Bad credit doesn’t mean you are a bad person. In fact, it is very common for responsible people to have bad credit. Whether you have let your bills get the better of you, forgotten a repayment or some other reason, life can sometimes get the better of us and lead us down the path of bad credit.

In general, the credit score rewards responsible behaviour. The idea is that if you pay off your bills and loans on time, you are rewarded with a good credit score. However, there are many reasons you can find yourself with a bad credit score. See if you are making one of these common mistakes that is affecting your credit score.

Here are common 5 reasons people have bad credit:

  1. Late payments

Whether it’s intentional and you can’t afford to pay off your latest credit card or make your latest loan repayments, or accidental and you completely overlook it, late payments are a common reason for bad credit. Next time that bill comes in the mail, don’t throw it onto the bench with the junk mail to be forgotten about over time.

Get it paid off and on time. And if you are struggling to meet your payments, reach out for help before your debt gets the better of you. We all have unexpected bills crop up in our life – they can’t be helped.

Even worse is not paying at all. This will lead to having your account charged off, and sent to collections. Creditors often use third-party debt collectors to collect your payment. Having a collection status on your credit file shows the creditor was forced to hire someone else to collect funds from you. As you can imagine, this doesn’t bode well for future loans. While it may seem like your only option at the time, speaking out and trying to sort your debts will reflect much better on your credit account.

  1. Applying for Multiple Loans

Many people don’t know this, but if you make too many credit enquiries in a short space of time it will cause your credit score to drop. While it is a great idea to shop around for the best interest rate and terms and conditions for your loan, you need to do so wisely. If you can condense all your applications into the space of a month, they will count as just the one hard inquiry and not damage your credit score too much.

Don’t give up shopping around for the best deal for you and your circumstances, instead do it in a short period of time so that it doesn’t affect your credit score in the process.

  1. High Card Balances

A high credit card balance seems likes the dream, right? More money to spend as you wish, as long as you can pay it back in time. While this is true, having high credit card balances (or even low ones for that matter) can decrease your credit score, depending on how much you use them. Your credit card utilisation ratio is what affects your credit score. This is the amount of credit you use in comparison to your credit card limit. For example, if you have a $10,000 limit on your card and are using $9,500 of it, you are utilising a high amount of credit and this will be reflected on your credit score.

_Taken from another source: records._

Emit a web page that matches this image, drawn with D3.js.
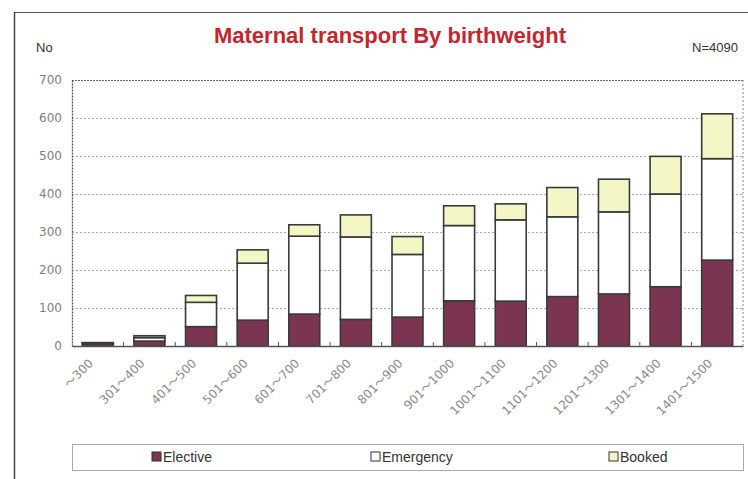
<!DOCTYPE html>
<html>
<head>
<meta charset="utf-8">
<script src="https://cdn.jsdelivr.net/npm/d3@7"></script>
<style>
  html, body { margin: 0; padding: 0; background: #fff; }
  svg { display: block; }
</style>
</head>
<body>
<svg id="chart" width="748" height="479"></svg>
<script>
// ---- data ----
const categories = ["〜300", "301〜400", "401〜500", "501〜600", "601〜700", "701〜800", "801〜900",
  "901〜1000", "1001〜1100", "1101〜1200", "1201〜1300", "1301〜1400", "1401〜1500"];
const elective  = [6, 13, 51, 68, 84, 70, 76, 119, 118, 130, 137, 156, 226];
const emergency = [2, 9, 64, 150, 205, 217, 165, 198, 214, 210, 216, 244, 267];
const booked    = [1, 5, 18, 35, 30, 58, 47, 52, 42, 77, 86, 99, 118];
const seriesNames = ["Elective", "Emergency", "Booked"];
const yTicks = [0, 100, 200, 300, 400, 500, 600, 700];

const colors = { Elective: "#7b3552", Emergency: "#ffffff", Booked: "#f4f6c6" };

const svg = d3.select("#chart");
const W = 748, H = 479;
const m = { left: 72, right: 5, top: 80, bottom: 133 };
const pw = W - m.left - m.right, ph = H - m.top - m.bottom;

// outer frame (top and left visible)
svg.append("line").attr("x1", 14).attr("x2", W).attr("y1", 12.5).attr("y2", 12.5)
  .attr("stroke", "#555").attr("stroke-width", 1.2);
svg.append("line").attr("x1", 14.5).attr("x2", 14.5).attr("y1", 12).attr("y2", H)
  .attr("stroke", "#444").attr("stroke-width", 1.5);

// title & labels
svg.append("text").attr("x", 390).attr("y", 43).attr("text-anchor", "middle")
  .attr("font-family", "Liberation Sans, Arial, sans-serif").attr("font-weight", "bold")
  .attr("font-size", 22).attr("fill", "#c2262e").text("Maternal transport By birthweight");
svg.append("text").attr("x", 36).attr("y", 52)
  .attr("font-family", "Liberation Sans, Arial, sans-serif").attr("font-size", 13)
  .attr("fill", "#333").text("No");
svg.append("text").attr("x", 738).attr("y", 52).attr("text-anchor", "end")
  .attr("font-family", "Liberation Sans, Arial, sans-serif").attr("font-size", 13)
  .attr("fill", "#333").text("N=4090");

const g = svg.append("g").attr("transform", `translate(${m.left},${m.top})`);

const x = d3.scaleBand().domain(categories).range([0, pw]).paddingInner(0.4).paddingOuter(0.2);
const y = d3.scaleLinear().domain([0, 700]).range([ph, 0]);

// gridlines
g.append("g").selectAll("line").data(yTicks.filter(t => t > 0 && t < 700)).join("line")
  .attr("x1", 0).attr("x2", pw).attr("y1", d => y(d) + 0.5).attr("y2", d => y(d) + 0.5)
  .attr("stroke", "#aaa").attr("stroke-width", 1).attr("stroke-dasharray", "2,2");

// plot border (top and right dotted)
g.append("line").attr("x1", 0).attr("x2", pw).attr("y1", 0.5).attr("y2", 0.5)
  .attr("stroke", "#666").attr("stroke-width", 1.2).attr("stroke-dasharray", "2,1");
g.append("line").attr("x1", pw).attr("x2", pw).attr("y1", 0).attr("y2", ph)
  .attr("stroke", "#888").attr("stroke-width", 1).attr("stroke-dasharray", "2,2");

// y axis
const yAxis = g.append("g").call(d3.axisLeft(y).tickValues(yTicks).tickSize(0).tickPadding(10));
yAxis.select(".domain").attr("stroke", "#555").attr("stroke-width", 1.3).attr("stroke-dasharray", "2,1");
yAxis.selectAll("text").attr("font-family", "DejaVu Sans, Verdana, sans-serif")
  .attr("font-size", 12).attr("fill", "#808080");

// stacked bars
const rows = categories.map((c, i) => ({ cat: c, Elective: elective[i], Emergency: emergency[i], Booked: booked[i] }));
const stack = d3.stack().keys(seriesNames)(rows);
g.append("g").selectAll("g").data(stack).join("g")
  .attr("fill", d => colors[d.key])
  .selectAll("rect").data(d => d).join("rect")
  .attr("x", d => x(d.data.cat)).attr("width", x.bandwidth())
  .attr("y", d => y(d[1])).attr("height", d => y(d[0]) - y(d[1]))
  .attr("stroke", "#3a3a3a").attr("stroke-width", 1.6);

// x axis baseline with boundary ticks
const xAxis = g.append("g").attr("transform", `translate(0,${ph})`)
  .call(d3.axisBottom(x).tickSize(0).tickPadding(0));
xAxis.select(".domain").attr("stroke", "#555").attr("stroke-width", 1.3);
const step = x.step();
const bounds = categories.slice(1).map(c => x(c) - (step - x.bandwidth()) / 2);
xAxis.selectAll("line.bt").data(bounds).join("line").attr("class", "bt")
  .attr("x1", d => d).attr("x2", d => d).attr("y1", 0).attr("y2", -4)
  .attr("stroke", "#555").attr("stroke-width", 1);
xAxis.selectAll(".tick text")
  .attr("font-family", "DejaVu Sans, 'Noto Sans CJK JP', sans-serif").attr("font-size", 12)
  .attr("fill", "#8a8a8a").attr("text-anchor", "end")
  .attr("dy", 0).attr("transform", "translate(-4,18) rotate(-45)");

// legend
const lg = svg.append("g");
lg.append("rect").attr("x", 72.5).attr("y", 444.5).attr("width", 671).attr("height", 26)
  .attr("fill", "#fff").attr("stroke", "#aaa").attr("stroke-width", 1);
const legX = [152, 371, 609];
seriesNames.forEach((s, i) => {
  lg.append("rect").attr("x", legX[i]).attr("y", 452).attr("width", 9).attr("height", 9)
    .attr("fill", colors[s]).attr("stroke", "#333").attr("stroke-width", 1);
  lg.append("text").attr("x", legX[i] + 11).attr("y", 461.5)
    .attr("font-family", "Liberation Sans Narrow, Liberation Sans, Arial, sans-serif").attr("font-size", 14)
    .attr("fill", "#333").text(s);
});
</script>
</body>
</html>
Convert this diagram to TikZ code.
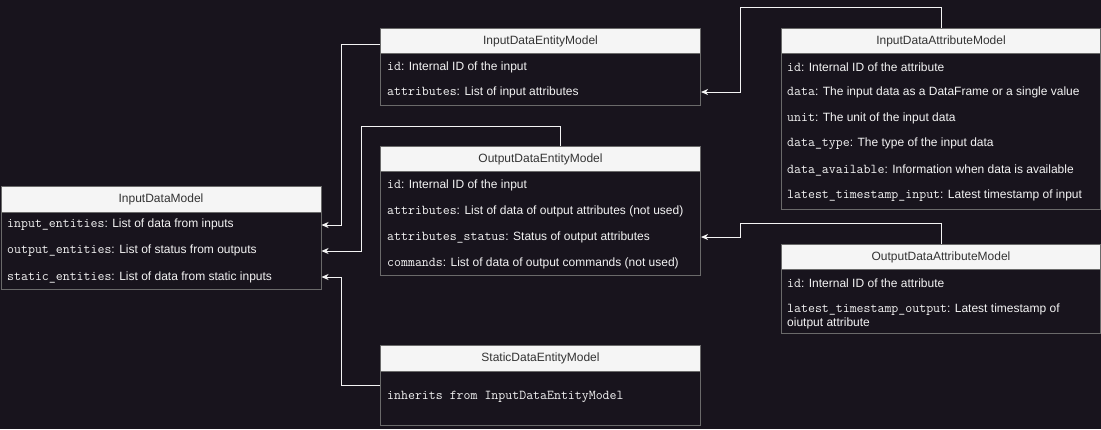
\documentclass[tikz,border=0pt]{standalone}
\usepackage{fontspec}
\setmainfont{Liberation Sans}
\usetikzlibrary{arrows.meta}
\definecolor{bg}{HTML}{18141D}
\definecolor{hdr}{HTML}{F5F5F5}
\definecolor{hdrtext}{HTML}{333333}
\definecolor{bord}{HTML}{6A6A6A}
\definecolor{fg}{HTML}{F4F4F4}
\newcommand{\mono}[1]{{\fontsize{13.5}{14}\selectfont\texttt{#1}}}
\begin{document}
\begin{tikzpicture}[x=1pt,y=-1pt,
  hdrbox/.style={draw=bord, fill=hdr, text=hdrtext, font=\fontsize{12}{14}\selectfont, minimum height=25pt, inner sep=0pt, anchor=north west, line width=1pt},
  bodybox/.style={draw=bord, fill=bg, anchor=north west, inner sep=0pt, line width=1pt},
  rowtext/.style={anchor=west, text=fg, font=\fontsize{12}{14}\selectfont, inner sep=0pt, align=left},
  link/.style={draw=fg, line width=1pt, -{Stealth[length=7pt,width=6pt,inset=2pt]}}]
\fill[bg] (0,0) rectangle (1101,429);
\useasboundingbox (0,0) rectangle (1101,429);

% InputDataModel
\node[hdrbox, minimum width=320pt, minimum height=26pt] (idmh) at (0.5,186) {InputDataModel};
\node[bodybox, minimum width=320pt, minimum height=77pt] (idmb) at (0.5,212) {};
\node[rowtext] (idmr1) at (7,225) {\mono{input\_entities}: List of data from inputs};
\node[rowtext] (idmr2) at (7,251) {\mono{output\_entities}: List of status from outputs};
\node[rowtext] (idmr3) at (7,277) {\mono{static\_entities}: List of data from static inputs};

% InputDataEntityModel
\node[hdrbox, minimum width=320pt] (ideh) at (380,28) {InputDataEntityModel};
\node[bodybox, minimum width=320pt, minimum height=52pt] (ideb) at (380,53) {};
\node[rowtext] (ider1) at (387,67) {\mono{id}: Internal ID of the input};
\node[rowtext] (ider2) at (387,92) {\mono{attributes}: List of input attributes};

% InputDataAttributeModel
\node[hdrbox, minimum width=319pt] (idah) at (781,28) {InputDataAttributeModel};
\node[bodybox, minimum width=319pt, minimum height=156pt] (idab) at (781,53) {};
\node[rowtext] (idar1) at (787,67) {\mono{id}: Internal ID of the attribute};
\node[rowtext] (idar2) at (787,92) {\mono{data}: The input data as a DataFrame or a single value};
\node[rowtext] (idar3) at (787,118) {\mono{unit}: The unit of the input data};
\node[rowtext] (idar4) at (787,144) {\mono{data\_type}: The type of the input data};
\node[rowtext] (idar5) at (787,170) {\mono{data\_available}: Information when data is available};
\node[rowtext] (idar6) at (787,196) {\mono{latest\_timestamp\_input}: Latest timestamp of input};

% OutputDataEntityModel
\node[hdrbox, minimum width=320pt] (odeh) at (380,146) {OutputDataEntityModel};
\node[bodybox, minimum width=320pt, minimum height=104pt] (odeb) at (380,171) {};
\node[rowtext] (oder1) at (387,185) {\mono{id}: Internal ID of the input};
\node[rowtext] (oder2) at (387,211) {\mono{attributes}: List of data of output attributes (not used)};
\node[rowtext] (oder3) at (387,237) {\mono{attributes\_status}: Status of output attributes};
\node[rowtext] (oder4) at (387,263) {\mono{commands}: List of data of output commands (not used)};

% OutputDataAttributeModel
\node[hdrbox, minimum width=319pt] (odah) at (781,244) {OutputDataAttributeModel};
\node[bodybox, minimum width=319pt, minimum height=64pt] (odab) at (781,269) {};
\node[rowtext] (odar1) at (787,283) {\mono{id}: Internal ID of the attribute};
\node[rowtext] (odar2) at (787,316) {\mono{latest\_timestamp\_output}: Latest timestamp of\\oiutput attribute};

% StaticDataEntityModel
\node[hdrbox, minimum width=320pt, minimum height=26pt] (sdeh) at (380,345) {StaticDataEntityModel};
\node[bodybox, minimum width=320pt, minimum height=54pt] (sdeb) at (380,371) {};
\node[rowtext] (sder1) at (387,397) {\mono{inherits from InputDataEntityModel}};

% connectors
\draw[link] ([yshift=-3.5pt]ideh.west) -| (341,225) -- (idmb.east |- idmr1);
\draw[link] (idah.north) |- (740,7) |- (ideb.east |- ider2);
\draw[link] ([xshift=20pt]odeh.north) |- (361,126) |- (idmb.east |- idmr2);
\draw[link] (odah.north) |- (740,223) |- (odeb.east |- oder3);
\draw[link] ([yshift=13pt]sdeb.west) -| (341,277) -- (idmb.east |- idmr3);
\end{tikzpicture}
\end{document}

The good news? Once you’ve paid it off, it won’t continue to affect your score.

  1. No Credit History

Something you may not consider – no credit history at all can also affect your credit score. Think about it, if you have no past of borrowing money and paying it off in time, you are considered a risk to financial institutions. It will be harder for lenders to asses if they should actually give you money in the future, even if you know you can pay it off in time.

Once again, this one is an easy fix, simply take out a credit card or another line of credit to help build up that score of yours. And naturally, make sure you keep up with the repayments!

Another thing to note is the more credit diversity you have, the better your credit score. Having a mix of credit types can help increase this score.

  1. Co-signing Credit Applications

Whether you are helping out a family member with their debt or performing an altruistic act for a close friend, when you co-sign with your good credit, you actually take on responsibility for that person’s debt. This means if they can’t or don’t pay back the loan, it will be your responsibility to do so and this will then be reflected on your credit score.

This doesn’t mean you shouldn’t help a friend or family member out, just think before you do. Make sure you can count on this person and realise how their actions can affect you.

If you work hard to avoid these common reasons for bad credit, you will find taking out a loan is that much easier.